Una lunga giornata iniziata presto. Lui, il fidanzato, è seduto nella seconda auto, quella rossa. Lasciano velocemente il Comando di via delle Valli. Destinazione: Terno d’Isola, via Merelli. Dopo l’accesso di giovedì, durato poco più di una manciata di minuti, Sergio Ruocco, 37 anni, idraulico, è tornato di nuovo per un altro sopralluogo – il secondo di fila, in due giorni – nella villetta dove viveva con Sharon. Ad accompagnarlo sempre gli uomini del Nucleo investigativo. Le auto entrano nel garage. Ruocco indossa la tuta bianca della Scientifica per evitare di contaminare l’abitazione ancora sotto sequestro. Con lui cinque carabinieri. Entrano in casa, si fermano nel soggiorno. Questa volta l’accertamento dura di più: dalle 12.06 alle 12.21. Quando gli investigatori se ne vanno portano con loro un pc e un cellulare.

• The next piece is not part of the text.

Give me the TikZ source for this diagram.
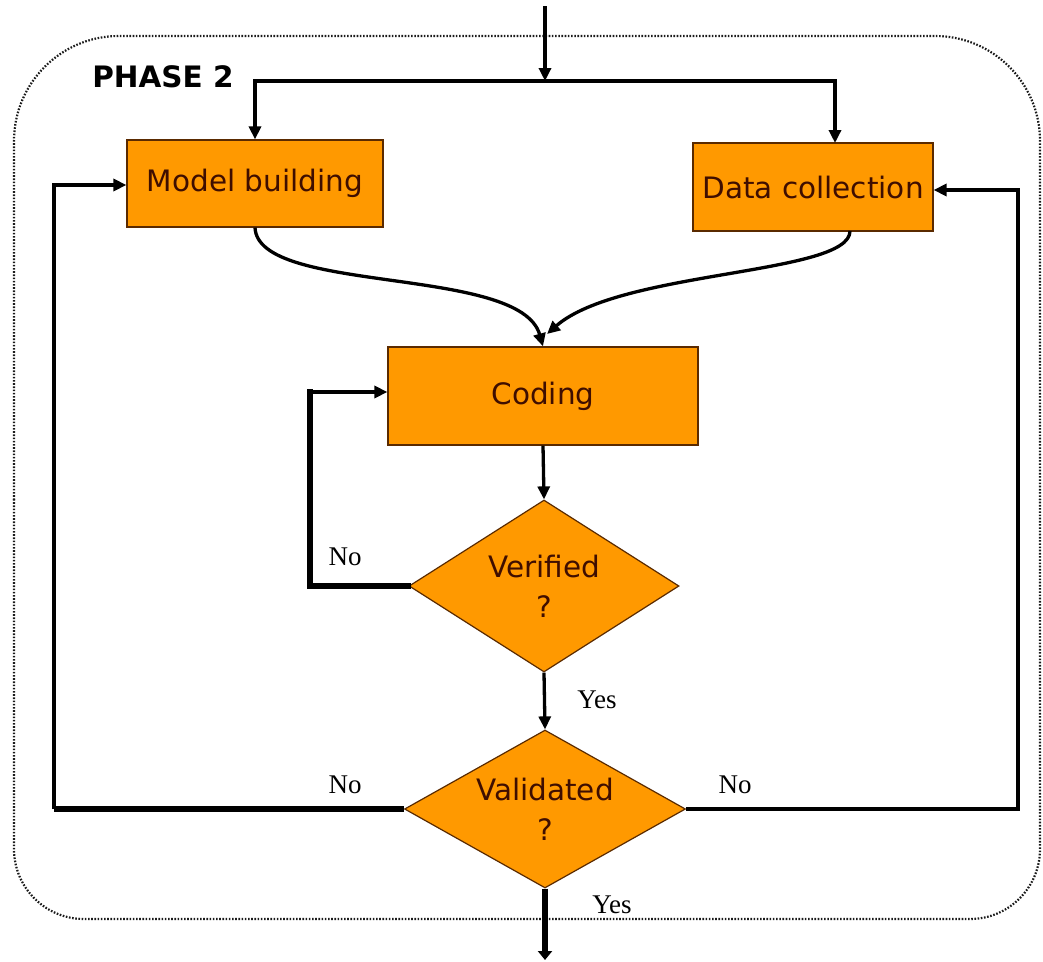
\documentclass[tikz,border=0pt]{standalone}
\usepackage{fontspec}
\setmainfont{DejaVu Sans}
\newfontfamily\labelfont{Liberation Serif}
\usetikzlibrary{arrows.meta,shapes.geometric,calc}
\definecolor{boxfill}{HTML}{FF9900}
\definecolor{boxtext}{HTML}{3F0E00}
\definecolor{boxline}{HTML}{5A2A00}
\definecolor{dotline}{HTML}{1A1A1A}

\begin{document}
\begin{tikzpicture}[x=1pt,y=-1pt,
  stepbox/.style={draw=boxline, line width=1.2pt, fill=boxfill, text=boxtext,
    font=\fontsize{29.5}{34}\selectfont, inner sep=0pt},
  decision/.style={diamond, draw=boxline, line width=1.2pt, fill=boxfill, text=boxtext,
    font=\fontsize{29.5}{40}\selectfont, align=center, inner sep=0pt},
  flow/.style={line width=3.3pt, -{Triangle[length=13pt,width=12pt]}},
  heavy/.style={line width=5.5pt},
  answer/.style={font=\labelfont\fontsize{27}{30}\selectfont},
  border/.style={draw=dotline, line width=2.2pt, dash pattern=on 1.6pt off 1.6pt}
]
\useasboundingbox (0,0) rectangle (1043,961);

% phase frame
\draw[border, rounded corners=105pt] (14,500) |- (545,36) -| (1040,500);
\draw[border, rounded corners=70pt] (14,499) |- (545,919) -| (1040,499);
\node[font=\bfseries\fontsize{29.5}{32}\selectfont, text=black] (phase) at (163,77) {PHASE 2};

% process steps
\node[stepbox, minimum width=256pt, minimum height=87pt] (mb) at (255,183.5) {Model building};
\node[stepbox, minimum width=240pt, minimum height=88pt] (dc) at (813,187) {Data collection};
\node[stepbox, minimum width=310pt, minimum height=98pt] (cod) at (543,396) {Coding};
\node[decision, aspect=1.57, minimum width=270pt, minimum height=172pt] (ver) at (544,586) {Verified\\?};
\node[decision, aspect=1.78, minimum width=281pt, minimum height=158pt] (val) at (545,809) {Validated\\?};

% entry and split
\coordinate (in) at (545,6);
\coordinate (split) at (545,81);
\coordinate (dcin) at (835,143);
\draw[flow] (in) -- (split);
\draw[flow] (split) -| (mb.north);
\draw[flow] (split) -| (dcin);

% merge into coding
\coordinate (dcout) at (850,231);
\coordinate (codtop) at (547,334);
\draw[flow] (mb.south) .. controls (258,295) and (520,265) .. (cod.north);
\draw[flow] (dcout) .. controls (850,275) and (620,270) .. (codtop);

% verification
\draw[flow] (cod.south) -- (ver.north);
\coordinate (vcorner) at (310,392);
\draw[heavy, line cap=rect] (ver.west) -| (vcorner);
\draw[flow] (vcorner) -- (cod.west |- vcorner);
\node[answer] (vno) at (345,557) {No};

% validation
\draw[flow] (ver.south) -- (val.north);
\node[answer] (vyes) at (597,700) {Yes};

\coordinate (ltop) at (54,185);
\draw[heavy] (val.west) -- (val.west -| ltop);
\draw[flow, line width=3.8pt] (val.west -| ltop) -- (ltop) -- (mb.west |- ltop);
\node[answer] (lno) at (345,785) {No};

\coordinate (rtop) at (1018,190);
\draw[flow] (val.east) -| (rtop) -- (dc.east |- rtop);
\node[answer] (rno) at (735,785) {No};

% exit
\coordinate (out) at (545,960);
\draw[heavy, -{Triangle[length=9pt,width=14pt]}] (val.south) -- (out);
\node[answer] (yes2) at (612,905) {Yes};
\end{tikzpicture}
\end{document}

Ruocco non è indagato, e da quanto risulta ha partecipato ad attività che richiedevano la sua presenza. E non è stato nemmeno sentito dopo, quando è rientrato in via delle Valli, dove è rimasto fino alle 14.50. Solo nel tardo pomeriggio (alle 17.29) a bordo della sua Scirocco ha raggiunto la villetta dei Verzeni, a Bottanuco. Braccato dai cronisti, un po’ seccato, ha confermato di non essere stato sentito. "Perché continuano a chiamarmi? Meglio. Se sono stanco? No, non sono mai stanco". Ma cos’hanno prelevato ancora dalla casa? "Altri dispositivi. Cellulari, computer, altre cose. Anche ieri (giovedì, ndr)". Poi aggiunge: "Sharon non aveva più di un telefono, ma io sì, ne avevo più di uno. Lei non aveva un pc".

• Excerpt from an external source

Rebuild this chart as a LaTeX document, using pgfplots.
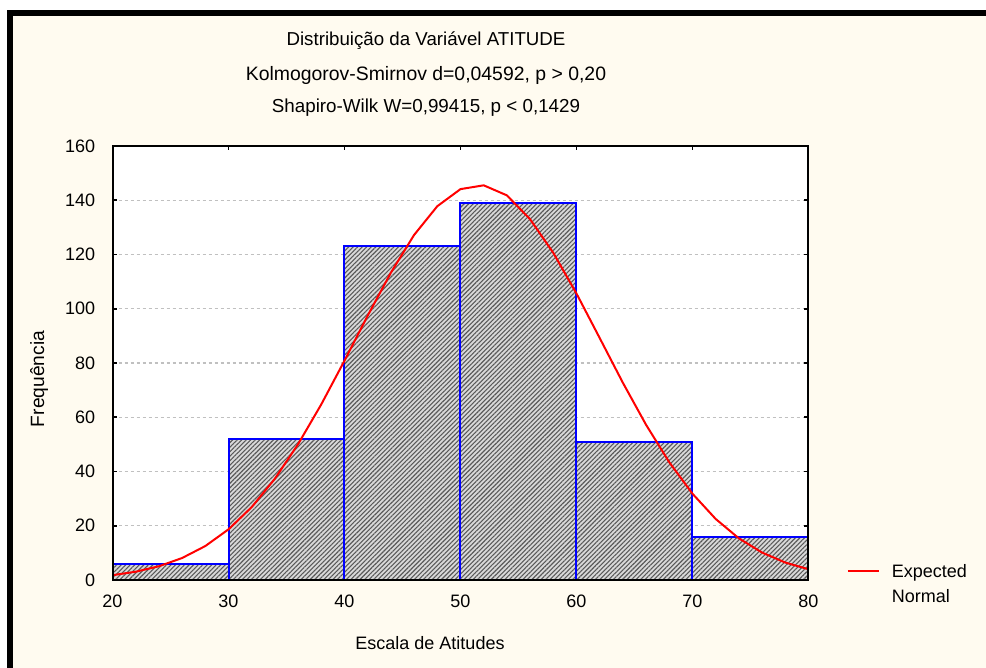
\documentclass[border=0pt]{standalone}
\usepackage{pgfplots}
\pgfplotsset{compat=1.18}
\usepackage{fontspec}
\setmainfont{Liberation Sans}
\usetikzlibrary{patterns.meta}
\definecolor{cream}{RGB}{255,251,240}
\definecolor{gridgray}{RGB}{192,192,192}
\begin{document}
\fontsize{9}{11}\selectfont
\begin{tikzpicture}
\fill[white] (0,0) rectangle (493pt,334pt);
\fill[cream] (3.5pt,0) rectangle (493pt,329pt);
\fill[black] (3.5pt,0) rectangle (6.5pt,329pt);
\fill[black] (3.5pt,326pt) rectangle (493pt,329pt);
\begin{axis}[
  at={(56.25pt,44pt)}, anchor=south west,
  scale only axis, width=348pt, height=217pt,
  xmin=20, xmax=80, ymin=0, ymax=160,
  xtick={20,30,...,80}, ytick={0,20,...,160},
  axis background/.style={fill=white},
  axis line style={line width=1pt},
  tick style={black, line width=0.8pt},
  major tick length=2pt,
  tick align=inside,
  ymajorgrids,
  grid style={gridgray, dash pattern=on 1.5pt off 1.5pt, line width=0.6pt},
  font=\fontsize{9}{11}\selectfont,
  /pgf/number format/assume math mode=true,
  xticklabel style={inner sep=0pt, anchor=north, yshift=-7.5pt},
  yticklabel style={inner sep=0pt, anchor=east, xshift=-8.5pt},
  legend style={at={(axis description cs:1.0546,0.0369)}, anchor=north west,
    draw=none, fill=none, inner sep=0pt, row sep=5.5pt, column sep=6pt,
    nodes={inner sep=0pt, text height=6.5pt, text depth=0.5pt},
    font=\fontsize{9}{11}\selectfont},
  legend cell align=left,
  legend image code/.code={\draw[#1] (0pt,0pt) -- (15.5pt,0pt);},
  after end axis/.code={\draw[black, line width=1pt] (rel axis cs:0,0) rectangle (rel axis cs:1,1);},
]
\addplot[ybar interval, draw=blue, line width=1pt, fill=gray!30,
  postaction={pattern={Lines[angle=45,distance=1.6pt,line width=0.55pt]}, pattern color=gray!70!black},
  forget plot]
  coordinates {(20,6) (30,52) (40,123) (50,139) (60,51) (70,16) (80,16)};
\addplot[red, line width=1pt] coordinates {
(20,1.77) (22,3.05) (24,5.06) (26,8.10) (28,12.51) (30,18.67) (32,26.87) (34,37.35)
(36,50.07) (38,64.76) (40,80.87) (42,97.46) (44,113.3) (46,127.2) (48,137.8) (50,144.1)
(52,145.5) (54,141.8) (56,133.0) (58,120.6) (60,105.6) (62,89.2) (64,72.7) (66,57.2)
(68,43.4) (70,31.8) (72,22.5) (74,15.35) (76,10.11) (78,6.43) (80,3.95)};
\addlegendentry{Expected}
\addlegendimage{empty legend}
\addlegendentry{Normal}
\end{axis}
\node[anchor=base, font=\fontsize{9.35}{11}\selectfont] at (213pt,311pt) {Distribuição da Variável ATITUDE};
\node[anchor=base, font=\fontsize{9.7}{11}\selectfont] at (213pt,293.5pt) {Kolmogorov-Smirnov d=0,04592, p > 0,20};
\node[anchor=base, font=\fontsize{9.4}{11}\selectfont] at (213pt,277.5pt) {Shapiro-Wilk W=0,99415, p < 0,1429};
\node[anchor=base] at (215pt,9pt) {Escala de Atitudes};
\node[anchor=base, rotate=90, font=\fontsize{9.6}{11}\selectfont] at (22pt,144.5pt) {Frequência};
\end{tikzpicture}
\end{document}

Prima di Sergio Ruocco alla caserma era arrivato l’avvocato Scudieri, di Milano, che assiste i genitori di Sharon. Più tardi è spuntato anche Bruno Verzeni. "La famiglia di Sharon non risparmierà la proprie energie sino a quando non sarà individuato l’autore del barbaro assassinio", scrive il legale in una nota, ringraziando gli inquirenti per "gli sforzi messi in campo per giungere il prima possibile alla verità" e spiegando il riserbo con la volontà di "tutelare l’immenso dolore e le indagini".

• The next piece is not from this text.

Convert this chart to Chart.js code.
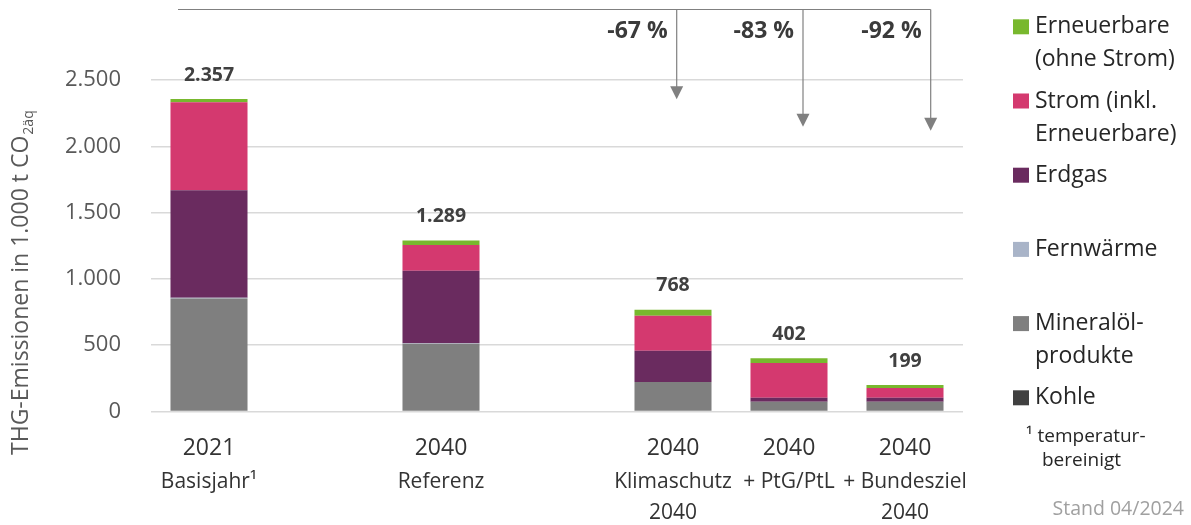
<!DOCTYPE html>
<html lang="de">
<head>
<meta charset="utf-8">
<title>THG-Emissionen</title>
<script src="https://cdn.jsdelivr.net/npm/chart.js@4/dist/chart.umd.min.js"></script>
<style>
  html, body { margin: 0; padding: 0; background: #fff; }
  #wrap { width: 1191px; height: 525px; }
</style>
</head>
<body>
<div id="wrap"><canvas id="c" width="1191" height="525"></canvas></div>
<script>
// Categories (empty slots keep the gaps between the groups)
const categories = ['2021', '', '2040', '', '2040', '2040', '2040'];
const scenarioLines = [['Basisjahr¹'], [], ['Referenz'], [], ['Klimaschutz', '2040'], ['+ PtG/PtL'], ['+ Bundesziel', '2040']];

// Emissions by energy carrier, 1.000 t CO2äq (bottom to top of the stack)
const kohle       = [0,   null, 0,   null, 0,   0,   0];
const mineraloel  = [852, null, 510, null, 222, 74,  74];
const fernwaerme  = [6,   null, 4,   null, 0,   0,   0];
const erdgas      = [810, null, 548, null, 237, 30,  30];
const strom       = [664, null, 194, null, 263, 262, 73];
const erneuerbare = [25,  null, 33,  null, 46,  36,  22];

// Y axis ticks
const yTicks = [0, 500, 1000, 1500, 2000, 2500];

// Reduction arrows: scenario indices compared with the base year
const baseIndex = 0;
const reductionIndices = [4, 5, 6];

// Legend entries (top to bottom) and their text lines
const legendLines = [
  ['Erneuerbare', '(ohne Strom)'],
  ['Strom (inkl.', 'Erneuerbare)'],
  ['Erdgas'],
  ['Fernwärme'],
  ['Mineralöl-', 'produkte'],
  ['Kohle']
];
const footnoteLines = ['¹ temperatur-', 'bereinigt'];
const standText = 'Stand 04/2024';

const FONT = "'Open Sans', 'Noto Sans', sans-serif";
const colors = {
  kohle: '#404040',
  mineraloel: '#7f7f7f',
  fernwaerme: '#a9b4c8',
  erdgas: '#6a2b5f',
  strom: '#d4396f',
  erneuerbare: '#78b82e'
};

function fmtDE(v) {
  return String(Math.round(v)).replace(/\B(?=(\d{3})+(?!\d))/g, '.');
}

const datasets = [
  { label: 'Kohle', data: kohle, backgroundColor: colors.kohle },
  { label: 'Mineralölprodukte', data: mineraloel, backgroundColor: colors.mineraloel },
  { label: 'Fernwärme', data: fernwaerme, backgroundColor: colors.fernwaerme },
  { label: 'Erdgas', data: erdgas, backgroundColor: colors.erdgas },
  { label: 'Strom (inkl. Erneuerbare)', data: strom, backgroundColor: colors.strom },
  { label: 'Erneuerbare (ohne Strom)', data: erneuerbare, backgroundColor: colors.erneuerbare }
].map(d => Object.assign(d, { barPercentage: 0.664, categoryPercentage: 1, borderWidth: 0 }));

function totalAt(i) {
  return datasets.reduce((s, d) => s + (d.data[i] || 0), 0);
}

// Totals above each bar
const totalsPlugin = {
  id: 'totals',
  afterDatasetsDraw(chart) {
    const { ctx, scales: { x, y } } = chart;
    ctx.save();
    ctx.font = `bold 19.5px ${FONT}`;
    ctx.fillStyle = '#404040';
    ctx.textAlign = 'center';
    ctx.textBaseline = 'middle';
    categories.forEach((c, i) => {
      if (datasets.every(d => d.data[i] == null)) return;
      const t = totalAt(i);
      ctx.fillText(fmtDE(t), x.getPixelForValue(i), y.getPixelForValue(t) - 24);
    });
    ctx.restore();
  }
};

// Category labels under the bars (year + scenario lines)
const xLabelsPlugin = {
  id: 'xLabels',
  afterDraw(chart) {
    const { ctx, scales: { x } } = chart;
    ctx.save();
    ctx.textAlign = 'center';
    ctx.textBaseline = 'middle';
    ctx.fillStyle = '#333333';
    categories.forEach((c, i) => {
      if (!c) return;
      const px = x.getPixelForValue(i);
      ctx.font = `23px ${FONT}`;
      ctx.fillText(c, px, 448);
      ctx.font = `21px ${FONT}`;
      scenarioLines[i].forEach((line, k) => ctx.fillText(line, px, 482 + k * 31.5));
    });
    ctx.restore();
  }
};

// Reduction arrows from the base-year line down to each scenario
const arrowsPlugin = {
  id: 'arrows',
  afterDraw(chart) {
    const { ctx, scales: { x } } = chart;
    const lineY = 9.5;
    const startX = x.getPixelForValue(baseIndex) - 31;
    const offsets = [3.7, 14, 25.7];
    const tips = [99.3, 126.7, 130.7];
    const base = totalAt(baseIndex);
    const xs = reductionIndices.map((idx, k) => x.getPixelForValue(idx) + offsets[k]);
    ctx.save();
    ctx.strokeStyle = '#808080';
    ctx.fillStyle = '#808080';
    ctx.lineWidth = 1.2;
    ctx.beginPath();
    ctx.moveTo(startX, lineY);
    ctx.lineTo(xs[xs.length - 1], lineY);
    ctx.stroke();
    xs.forEach((ax, k) => {
      ctx.beginPath();
      ctx.moveTo(ax, lineY);
      ctx.lineTo(ax, tips[k] - 12);
      ctx.stroke();
      ctx.beginPath();
      ctx.moveTo(ax - 6.5, tips[k] - 13);
      ctx.lineTo(ax + 6.5, tips[k] - 13);
      ctx.lineTo(ax, tips[k]);
      ctx.closePath();
      ctx.fill();
    });
    ctx.font = `bold 23px ${FONT}`;
    ctx.fillStyle = '#3a3a3a';
    ctx.textAlign = 'right';
    ctx.textBaseline = 'middle';
    reductionIndices.forEach((idx, k) => {
      const p = Math.round((totalAt(idx) / base - 1) * 100);
      ctx.fillText(`${p} %`, xs[k] - 9, 31);
    });
    ctx.restore();
  }
};

// Legend, footnote and date on the right side
const sideLegendPlugin = {
  id: 'sideLegend',
  afterDraw(chart) {
    const { ctx } = chart;
    const order = datasets.slice().reverse();
    ctx.save();
    ctx.textAlign = 'left';
    ctx.textBaseline = 'middle';
    legendLines.forEach((lines, i) => {
      const cy = 26.8 + i * 74.2;
      ctx.fillStyle = order[i].backgroundColor;
      ctx.fillRect(1013, cy - 7.5, 16, 15);
      ctx.fillStyle = '#262626';
      ctx.font = `23px ${FONT}`;
      lines.forEach((line, k) => ctx.fillText(line, 1035, cy + k * 33));
    });
    ctx.font = `19px ${FONT}`;
    ctx.fillStyle = '#262626';
    ctx.fillText(footnoteLines[0], 1026, 437);
    ctx.fillText(footnoteLines[1], 1042, 461);
    ctx.fillStyle = '#a0a0a0';
    ctx.font = `19.5px ${FONT}`;
    ctx.textAlign = 'right';
    ctx.fillText(standText, 1184, 509);
    ctx.restore();
  }
};

// Rotated y-axis title with subscript
const yTitlePlugin = {
  id: 'yTitle',
  afterDraw(chart) {
    const { ctx } = chart;
    const main = 'THG-Emissionen in 1.000 t CO';
    const sub = '2äq';
    ctx.save();
    ctx.translate(28, 455);
    ctx.rotate(-Math.PI / 2);
    ctx.fillStyle = '#595959';
    ctx.textAlign = 'left';
    ctx.textBaseline = 'alphabetic';
    ctx.font = `23px ${FONT}`;
    ctx.fillText(main, 0, 0);
    const w = ctx.measureText(main).width;
    ctx.font = `14px ${FONT}`;
    ctx.fillText(sub, w + 1, 5);
    ctx.restore();
  }
};

new Chart(document.getElementById('c'), {
  type: 'bar',
  data: { labels: categories, datasets },
  options: {
    responsive: false,
    animation: false,
    layout: { padding: { top: 80, right: 228, left: 0, bottom: 0 } },
    plugins: { legend: { display: false }, tooltip: { enabled: false } },
    scales: {
      x: {
        stacked: true,
        grid: { display: false },
        border: { display: false },
        ticks: { display: false },
        afterFit(a) { a.height = 113.5; }
      },
      y: {
        stacked: true,
        min: yTicks[0],
        max: yTicks[yTicks.length - 1],
        afterBuildTicks(a) { a.ticks = yTicks.map(v => ({ value: v })); },
        ticks: {
          font: { family: FONT, size: 22 },
          color: '#595959',
          padding: 30,
          callback: v => fmtDE(v)
        },
        grid: { color: '#d9d9d9', lineWidth: 1.5, drawTicks: false },
        border: { display: false },
        afterFit(a) { a.width = 151; }
      }
    }
  },
  plugins: [totalsPlugin, xLabelsPlugin, arrowsPlugin, sideLegendPlugin, yTitlePlugin]
});
</script>
</body>
</html>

Gli inquirenti, coordinati dal pm Marchisio, sono chiusi nel silenzio. Non fanno trapelare nulla all’esterno. Ma considerato che oltre a papà Verzeni, in caserma a un certo punto sono arrivati la titolare della pasticceria Vanilla di Brembate, dove lavorava la 33enne, e alcuni residenti di Terno d’Isola, questo fa pensare che gli inquirenti stiano continuando a scavare nella vita della ragazza attraverso i racconti e le confidenze di chi la frequentava, chi la conosceva, per trovare qualche spunto utile alle indagini per risolvere il giallo. Un giallo a cui sfugge anche il movente.
È la notte tra il 29 e il 30 luglio quando Sharon decide di uscire di casa per una camminata tra le vie del paese. Ha le cuffiette attaccate al cellulare: forse ascolta della musica. Il compagno è a letto. Tutto confermato dalle telecamere dei vicini che hanno ripreso solo lei. Si incammina, supera il centro sportivo, raggiunge via Castegnate. Viene aggredita, l’assassino allunga il coltello con lama affilata quattro volte: tre alla schiena e una al torace. Poi scappa. Sharon barcolla, attraversa la strada, si appoggia a una cancellata, afferra il cellulare e chiama il 118. La telefonata è delle 00.52. Sharon sanguinante riesce a dire: "Mi ha accoltellato". Frase ben diversa da quella trapelata inizialmente: "Mi hanno accoltellato". Conosceva dunque il suo assassino? Potrebbe aprirsi uno scenario diverso. Tutto inizia da qui: punto e a capo.